Expanded trade with China over the past few decades has accomplished some good things, to be sure. Tens of millions of Chinese have been lifted out of extreme poverty, moving from field to factory, and a surfeit of inexpensive (and sometimes cheap) goods into the United States. The bounty available at Walmart, Target and on the virtual shelves of Amazon is largely there because of Chinese manufacture. It’s the tribute, you might say, that Communists have paid to capitalism.
But the collateral damage to many Americans has been significant. Economists David Autor, David Dorn and Gordon Hanson tallied up the economic impact in the areas of the country most exposed to Chinese imports. They found significant declines in job growth. The economists looked at U.S. manufacturing and determined that Chinese competition has led to lower wages. No wonder the deplorables were upset, and expressed their anger at the polls.
Trade between China and the United States has hardly been free. For years, Beijing artificially weakened its currency to make its exports more attractive, which is to say, cheap. China has subsidized its domestic industries in ways that shut out foreign competition. When foreign companies invest in China, they’re often forced to hand over prized intellectual property rights and set up joint ventures with Chinese companies. The result of this unbalanced relationship is a yawning trade deficit. Last year, the Chinese bought $130 billion worth of American exports. The United States bought $500 billion worth of Chinese goods. As the president might put it, “not good.”

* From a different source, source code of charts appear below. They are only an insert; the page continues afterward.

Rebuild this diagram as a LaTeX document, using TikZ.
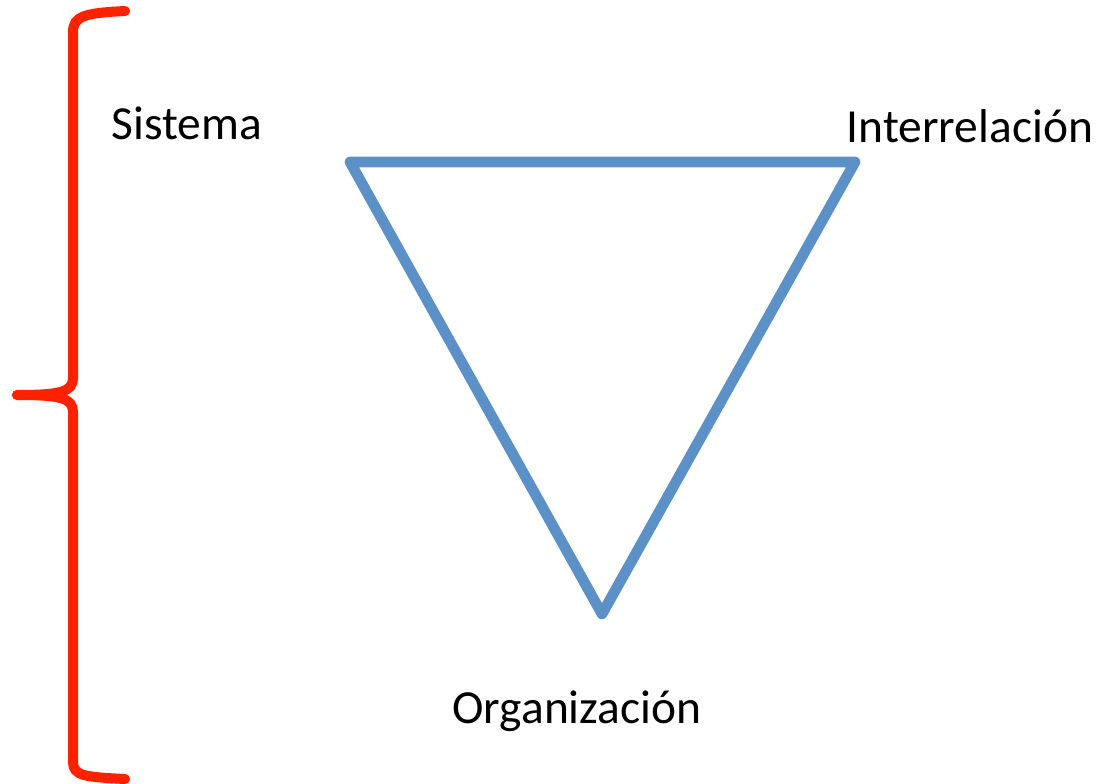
\documentclass[tikz,border=0pt]{standalone}
\usepackage{fontspec}
\setmainfont{Carlito}
\definecolor{triblue}{RGB}{92,145,200}
\definecolor{bracered}{RGB}{255,34,0}
\begin{document}
\begin{tikzpicture}[x=0.75pt,y=-0.75pt,
  lbl/.style={font=\fontsize{35.6}{42}\selectfont, inner sep=0pt, anchor=base},
  tri/.style={draw=triblue, line width=8pt, line join=round},
  brace/.style={draw=bracered, line width=7.5pt, line cap=round}]
\useasboundingbox (0,0) rectangle (1111,784);
% triangle
\coordinate (A) at (350,162);
\coordinate (B) at (855,162);
\coordinate (C) at (602,614);
\draw[tri] (A) -- (B) -- (C) -- cycle;
% brace
\coordinate (bt) at (125,11);
\coordinate (bm) at (17,395);
\coordinate (bb) at (125,779);
\draw[brace] (bt) .. controls (85,13) and (73,16) .. (73,32) -- (73,378)
  .. controls (73,392) and (60,395) .. (bm);
\draw[brace] (bm) .. controls (60,395) and (73,398) .. (73,412) -- (73,762)
  .. controls (73,776) and (85,777) .. (bb);
% labels
\node[lbl] (sis) at (187,140) {Sistema};
\node[lbl] (int) at (970,143) {Interrelación};
\node[lbl] (org) at (577,723) {Organización};
\end{tikzpicture}
\end{document}
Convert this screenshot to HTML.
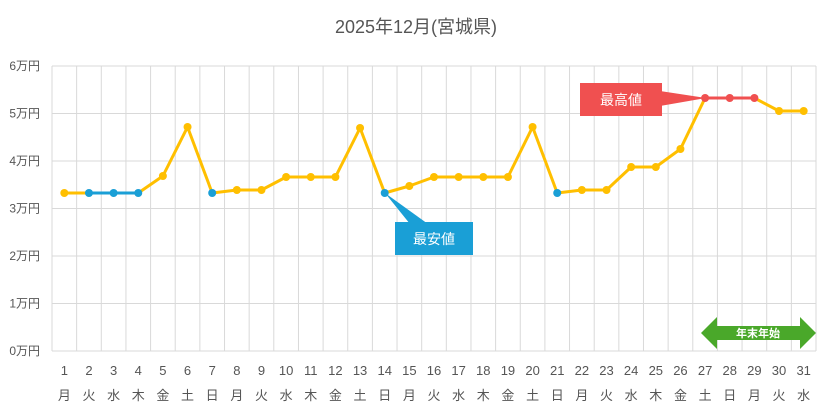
<!DOCTYPE html>
<html><head><meta charset="utf-8"><style>
body{margin:0;background:#fff;width:832px;height:413px;overflow:hidden}
</style></head><body>
<svg width="832" height="413" xmlns="http://www.w3.org/2000/svg" font-family="Liberation Sans, Noto Sans CJK JP, sans-serif">
<rect width="832" height="413" fill="#fff"/>
<text x="416" y="33" text-anchor="middle" font-size="18" fill="#555">2025年12月(宮城県)</text>
<g id="grid" stroke="#d9d9d9" stroke-width="1"></g>
<g id="yl" font-size="12" fill="#555" text-anchor="end"></g>
<g id="xl" font-size="13" fill="#555" text-anchor="middle"></g>
<g id="arrow">
<polygon points="701,333 717,317 717,326 800,326 800,317 816,333 800,349 800,340 717,340 717,349" fill="#4aa82a"/>
<text x="758" y="337" font-size="11" font-weight="bold" fill="#fff" text-anchor="middle">年末年始</text>
</g>
<g id="lines"></g>
<polygon points="660,91 706,98 660,106" fill="#f05050"/>
<rect x="580" y="83" width="82" height="33" fill="#f05050"/>
<text x="621" y="105" font-size="14" fill="#fff" text-anchor="middle">最高値</text>
<polygon points="385,193 428,224 410,224" fill="#1a9fd6"/>
<rect x="395" y="222" width="78" height="33" fill="#1a9fd6"/>
<text x="434" y="244" font-size="14" fill="#fff" text-anchor="middle">最安値</text>
</svg>
<script>
const ns="http://www.w3.org/2000/svg";
function el(t,a,p,txt){const e=document.createElementNS(ns,t);for(const k in a)e.setAttribute(k,a[k]);if(txt!=null)e.textContent=txt;document.getElementById(p).appendChild(e);return e;}
const L=52,R=816,T=66,B=351,w=(R-L)/31;
for(let i=0;i<=6;i++){const y=T+(B-T)*i/6;el('line',{x1:L,x2:R,y1:y,y2:y},'grid');el('text',{x:40,y:y+4},'yl',(6-i)+'万円');}
for(let i=0;i<=31;i++){const x=L+w*i;el('line',{x1:x,x2:x,y1:T,y2:B},'grid');}
const wd=['月','火','水','木','金','土','日'];
const ys=[193,193,193,193,176,127,193,190,190,177,177,177,128,193,186,177,177,177,177,127,193,190,190,167,167,149,98,98,98,111,111];
const col=i=>{const d=i+1;if([2,3,4,7,14,21].includes(d))return'#1a9fd6';if([27,28,29].includes(d))return'#f05050';return'#ffbf00';};
const X=i=>L+w*(i+0.5);
for(let i=0;i<31;i++){el('text',{x:X(i),y:375},'xl',i+1);el('text',{x:X(i),y:400},'xl',wd[i%7]);}
for(let i=0;i<30;i++){let c='#ffbf00';if(i>=1&&i<3)c='#1a9fd6';if(i>=26&&i<28)c='#f05050';el('line',{x1:X(i),y1:ys[i],x2:X(i+1),y2:ys[i+1],stroke:c,'stroke-width':3},'lines');}
for(let i=0;i<31;i++)el('circle',{cx:X(i),cy:ys[i],r:4,fill:col(i)},'lines');
</script>
</body></html>
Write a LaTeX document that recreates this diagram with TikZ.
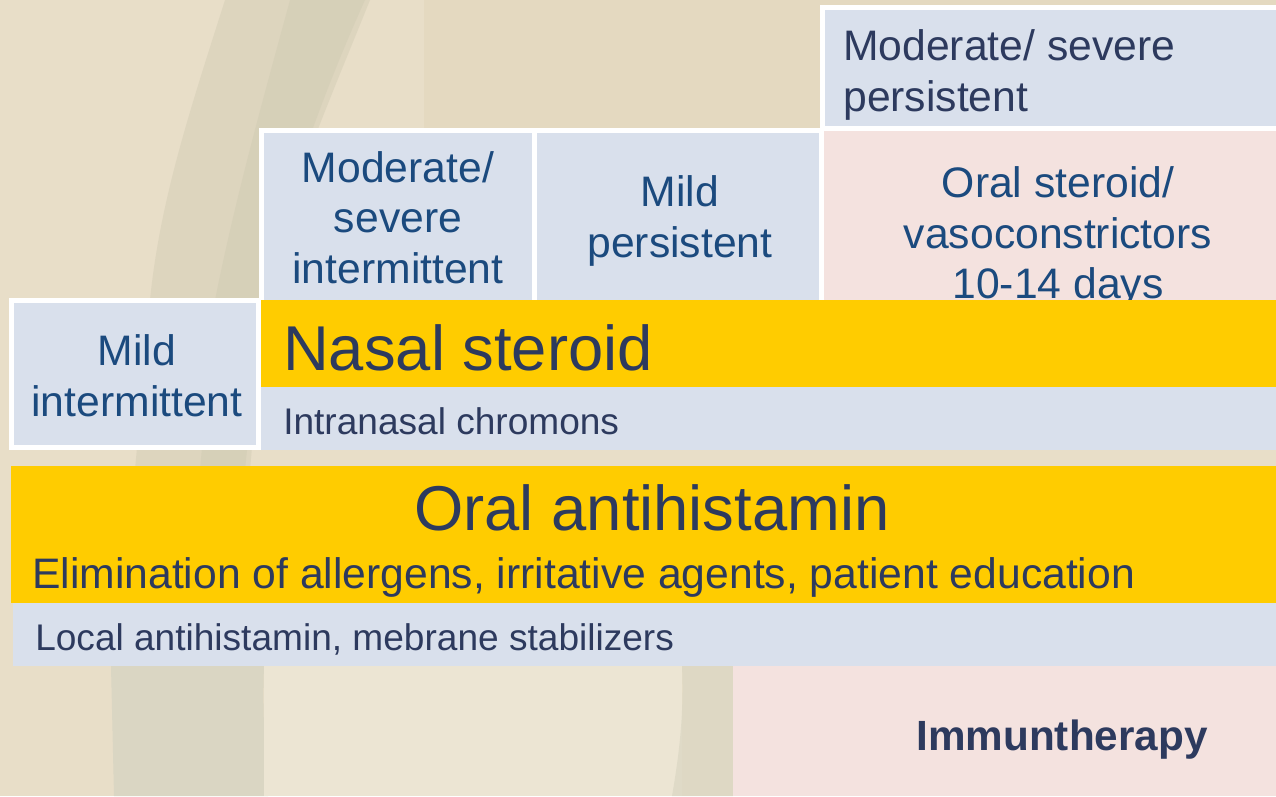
\documentclass[tikz,border=0pt]{standalone}
\usepackage{fontspec}
\setmainfont{Liberation Sans}
\definecolor{bgbeige}{HTML}{E8DEC8}
\definecolor{bgtan}{HTML}{E4D9C0}
\definecolor{bgdark}{HTML}{B7B69E}
\definecolor{bggrey}{HTML}{DAD6C3}
\definecolor{bglight}{HTML}{ECE5D3}
\definecolor{boxblue}{HTML}{D9E0EC}
\definecolor{boxpink}{HTML}{F4E2DF}
\definecolor{gold}{HTML}{FFCC00}
\definecolor{txtblue}{HTML}{1B4A7E}
\definecolor{txtnavy}{HTML}{2D3A5E}
\tikzset{
  framebox/.style={draw=white, line width=3.75pt, fill=boxblue},
  bluefill/.style={fill=boxblue},
  pinkfill/.style={fill=boxpink},
  goldfill/.style={fill=gold},
  lbl/.style={inner sep=0pt, font=\fontsize{32}{38}\selectfont, text=txtblue, align=center},
  biglbl/.style={inner sep=0pt, font=\fontsize{47.5}{56}\selectfont, text=txtnavy},
  midlbl/.style={inner sep=0pt, font=\fontsize{32}{38}\selectfont, text=txtnavy},
  smalllbl/.style={inner sep=0pt, font=\fontsize{27.8}{33}\selectfont, text=txtnavy},
}
\begin{document}
\begin{tikzpicture}[x=0.75pt,y=-0.75pt]
\useasboundingbox (0,0) rectangle (1276,796);
% background
\fill[bgbeige] (0,0) rectangle (1276,796);
\fill[bgtan] (424,0) rectangle (1276,130);
\fill[bgdark, opacity=0.22] (225,0) .. controls (190,110) and (160,200) .. (150,300) -- (135,470) -- (250,470) -- (265,300) .. controls (285,200) and (330,100) .. (370,0) -- cycle;
\fill[bgdark, opacity=0.16] (290,0) .. controls (260,110) and (235,200) .. (215,300) -- (200,470) -- (245,470) -- (262,300) .. controls (285,200) and (320,100) .. (365,0) -- cycle;
\fill[bggrey] (111,666) -- (264,666) .. controls (262,720) and (266,760) .. (268,796) -- (114,796) -- cycle;
\fill[bglight] (264,666) rectangle (682,796);
\fill[bggrey, opacity=0.7] (682,666) -- (733,666) -- (733,796) -- (672,796) .. controls (680,750) and (684,710) .. (682,666) -- cycle;
% boxes
\path[framebox] (11.5,300.5) rectangle (258.5,447.5);
\path[framebox] (261.5,130.5) rectangle (534,302);
\path[framebox] (534,130.5) rectangle (821.5,302);
\path[framebox] (822.5,7.5) rectangle (1282,128.5);
\path[pinkfill] (824,131) rectangle (1276,300);
% texts in boxes
\node[lbl] (tMI) at (137,375.5) {Mild\\intermittent};
\node[lbl] (tMSI) at (398,217.5) {Moderate/\\severe\\intermittent};
\node[lbl] (tMP) at (680,221) {Mild\\persistent};
\node[lbl, text=txtnavy, align=left, anchor=west] (tMSP) at (843,75) {Moderate/ severe\\persistent};
\node[lbl] (tOS) at (1058,237) {Oral steroid/\\vasoconstrictors\\10-14 days};
% bands
\path[goldfill] (261,300) rectangle (1276,387);
\path[bluefill] (261,387) rectangle (1276,450);
\path[goldfill] (11,466) rectangle (1276,603);
\path[bluefill] (13,603) rectangle (1276,666);
\path[pinkfill] (733,666) rectangle (1276,796);
% band texts
\node[biglbl, anchor=base west] (tNS) at (283,370) {Nasal steroid};
\node[smalllbl, anchor=base west] (tIC) at (283,434) {Intranasal chromons};
\node[biglbl, anchor=base] (tOA) at (652,530) {Oral antihistamin};
\node[midlbl, anchor=base west] (tEl) at (32,588) {Elimination of allergens, irritative agents, patient education};
\node[smalllbl, anchor=base west] (tLA) at (35,650) {Local antihistamin, mebrane stabilizers};
\node[midlbl, font=\fontsize{31.7}{38}\selectfont\bfseries, anchor=base] (tIm) at (1062,750) {Immuntherapy};
\end{tikzpicture}
\end{document}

Mr. Trump had been seething about it for months if not years, and early last month declared the United States would impose tariffs on $100 billion worth of Chinese imports. That was in addition to tariffs on $50 billion worth of Chinese imports previously announced. Beijing initially responded with bellicosity, saying it would impose tariffs on key U.S. exports to China, such as rice, soybeans, beef, and even bourbon whisky. These tariffs seemed specifically designed to hurt the deplorables.
Now there are signs that Beijing is thinking twice. That makes sense, and the Chinese are practical people. They understand that China has more to lose from a trade war than the United States. Their enormous exports to America are actually a liability. They need us more than we need them.
The big news from the east was announced this week. Until now foreign automakers that wanted to make cars in China, the world’s largest automobile market, have had to form a joint venture with a Chinese company to get a place at the assembly line. The Chinese insisted on this unfair rule when they entered the World Trade Organization almost two decades ago. It has become increasingly a problem as automobile manufacturing has grown more technologically advanced. Western manufacturers, including American automakers, worry that technology for self-driving cars, for example, might be stolen by their Chinese “partners.” The Chinese have raised such stealing to a high art.
That reasonable fear may soon be put to rest. “The Chinese authorities said that in the next five years they would ease rules that have long required carmakers like General Motors, Toyota and Volkswagen to link with a local partner before building a factory in China. For manufacturers of electric cars, as well as for companies that make jetliners, helicopters and drones, Beijing says it will move even faster, as reported by The New York Times, “eliminating foreign ownership limits this year.”
China coupled that with the announcement that it will put a tariff of 179 percent on American imports of sorghum, a grain popular in the South as a sweetener and feed for livestock. Beijing says the tariff is merely temporary, and the car rule is permanent. Trade wars may not be easy, and peace is usually better in all things, but on cars — no small category — Mr. Trump just scored a win.